◆ Information supplied

* BEGIN *

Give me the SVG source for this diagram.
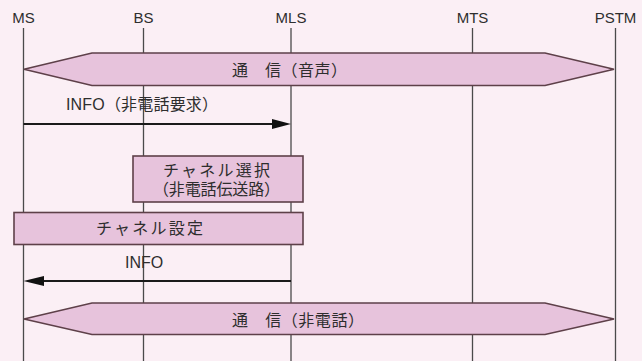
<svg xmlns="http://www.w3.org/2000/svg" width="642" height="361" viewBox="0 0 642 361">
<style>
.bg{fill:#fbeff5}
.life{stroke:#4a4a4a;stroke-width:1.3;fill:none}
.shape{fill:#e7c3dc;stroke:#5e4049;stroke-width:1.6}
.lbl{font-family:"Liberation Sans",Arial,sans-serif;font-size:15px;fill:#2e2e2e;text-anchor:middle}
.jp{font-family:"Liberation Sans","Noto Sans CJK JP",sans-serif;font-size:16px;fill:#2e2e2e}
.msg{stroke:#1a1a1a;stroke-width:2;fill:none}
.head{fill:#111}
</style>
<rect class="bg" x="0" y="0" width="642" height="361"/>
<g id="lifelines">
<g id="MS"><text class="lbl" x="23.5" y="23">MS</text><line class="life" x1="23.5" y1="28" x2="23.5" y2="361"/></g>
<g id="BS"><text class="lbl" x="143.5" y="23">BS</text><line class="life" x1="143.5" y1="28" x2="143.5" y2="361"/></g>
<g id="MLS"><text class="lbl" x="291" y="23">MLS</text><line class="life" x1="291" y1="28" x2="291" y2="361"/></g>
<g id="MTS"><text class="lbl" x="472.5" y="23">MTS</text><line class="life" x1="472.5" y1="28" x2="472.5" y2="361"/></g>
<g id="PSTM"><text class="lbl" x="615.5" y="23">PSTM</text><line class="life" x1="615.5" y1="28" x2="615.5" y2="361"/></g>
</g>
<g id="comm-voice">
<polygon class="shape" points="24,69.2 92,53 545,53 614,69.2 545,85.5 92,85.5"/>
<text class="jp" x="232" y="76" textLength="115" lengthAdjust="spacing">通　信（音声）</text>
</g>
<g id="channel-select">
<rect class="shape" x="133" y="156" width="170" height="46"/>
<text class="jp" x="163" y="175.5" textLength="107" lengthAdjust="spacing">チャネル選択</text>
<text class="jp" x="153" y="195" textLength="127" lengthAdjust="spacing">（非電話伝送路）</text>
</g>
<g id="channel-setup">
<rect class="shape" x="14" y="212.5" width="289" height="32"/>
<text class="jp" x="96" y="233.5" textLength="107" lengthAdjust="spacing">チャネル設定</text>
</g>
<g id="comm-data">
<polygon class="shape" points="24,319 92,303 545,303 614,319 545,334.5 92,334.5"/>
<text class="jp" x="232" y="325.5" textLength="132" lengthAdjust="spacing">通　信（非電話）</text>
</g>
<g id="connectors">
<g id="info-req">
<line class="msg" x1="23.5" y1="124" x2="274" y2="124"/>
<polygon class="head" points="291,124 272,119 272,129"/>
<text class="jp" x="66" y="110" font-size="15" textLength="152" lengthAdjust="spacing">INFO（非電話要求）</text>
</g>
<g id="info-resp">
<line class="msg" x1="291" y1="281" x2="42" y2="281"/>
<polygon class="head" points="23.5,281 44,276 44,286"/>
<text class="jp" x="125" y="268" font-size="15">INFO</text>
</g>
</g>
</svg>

* END *

◆ What this task involves
Without the pictures, output the full listing exactly as it stands.

◆ Task response
Give me the SVG source for this diagram.
<svg xmlns="http://www.w3.org/2000/svg" width="642" height="361" viewBox="0 0 642 361">
<style>
.bg{fill:#fbeff5}
.life{stroke:#4a4a4a;stroke-width:1.3;fill:none}
.shape{fill:#e7c3dc;stroke:#5e4049;stroke-width:1.6}
.lbl{font-family:"Liberation Sans",Arial,sans-serif;font-size:15px;fill:#2e2e2e;text-anchor:middle}
.jp{font-family:"Liberation Sans","Noto Sans CJK JP",sans-serif;font-size:16px;fill:#2e2e2e}
.msg{stroke:#1a1a1a;stroke-width:2;fill:none}
.head{fill:#111}
</style>
<rect class="bg" x="0" y="0" width="642" height="361"/>
<g id="lifelines">
<g id="MS"><text class="lbl" x="23.5" y="23">MS</text><line class="life" x1="23.5" y1="28" x2="23.5" y2="361"/></g>
<g id="BS"><text class="lbl" x="143.5" y="23">BS</text><line class="life" x1="143.5" y1="28" x2="143.5" y2="361"/></g>
<g id="MLS"><text class="lbl" x="291" y="23">MLS</text><line class="life" x1="291" y1="28" x2="291" y2="361"/></g>
<g id="MTS"><text class="lbl" x="472.5" y="23">MTS</text><line class="life" x1="472.5" y1="28" x2="472.5" y2="361"/></g>
<g id="PSTM"><text class="lbl" x="615.5" y="23">PSTM</text><line class="life" x1="615.5" y1="28" x2="615.5" y2="361"/></g>
</g>
<g id="comm-voice">
<polygon class="shape" points="24,69.2 92,53 545,53 614,69.2 545,85.5 92,85.5"/>
<text class="jp" x="232" y="76" textLength="115" lengthAdjust="spacing">通　信（音声）</text>
</g>
<g id="channel-select">
<rect class="shape" x="133" y="156" width="170" height="46"/>
<text class="jp" x="163" y="175.5" textLength="107" lengthAdjust="spacing">チャネル選択</text>
<text class="jp" x="153" y="195" textLength="127" lengthAdjust="spacing">（非電話伝送路）</text>
</g>
<g id="channel-setup">
<rect class="shape" x="14" y="212.5" width="289" height="32"/>
<text class="jp" x="96" y="233.5" textLength="107" lengthAdjust="spacing">チャネル設定</text>
</g>
<g id="comm-data">
<polygon class="shape" points="24,319 92,303 545,303 614,319 545,334.5 92,334.5"/>
<text class="jp" x="232" y="325.5" textLength="132" lengthAdjust="spacing">通　信（非電話）</text>
</g>
<g id="connectors">
<g id="info-req">
<line class="msg" x1="23.5" y1="124" x2="274" y2="124"/>
<polygon class="head" points="291,124 272,119 272,129"/>
<text class="jp" x="66" y="110" font-size="15" textLength="152" lengthAdjust="spacing">INFO（非電話要求）</text>
</g>
<g id="info-resp">
<line class="msg" x1="291" y1="281" x2="42" y2="281"/>
<polygon class="head" points="23.5,281 44,276 44,286"/>
<text class="jp" x="125" y="268" font-size="15">INFO</text>
</g>
</g>
</svg>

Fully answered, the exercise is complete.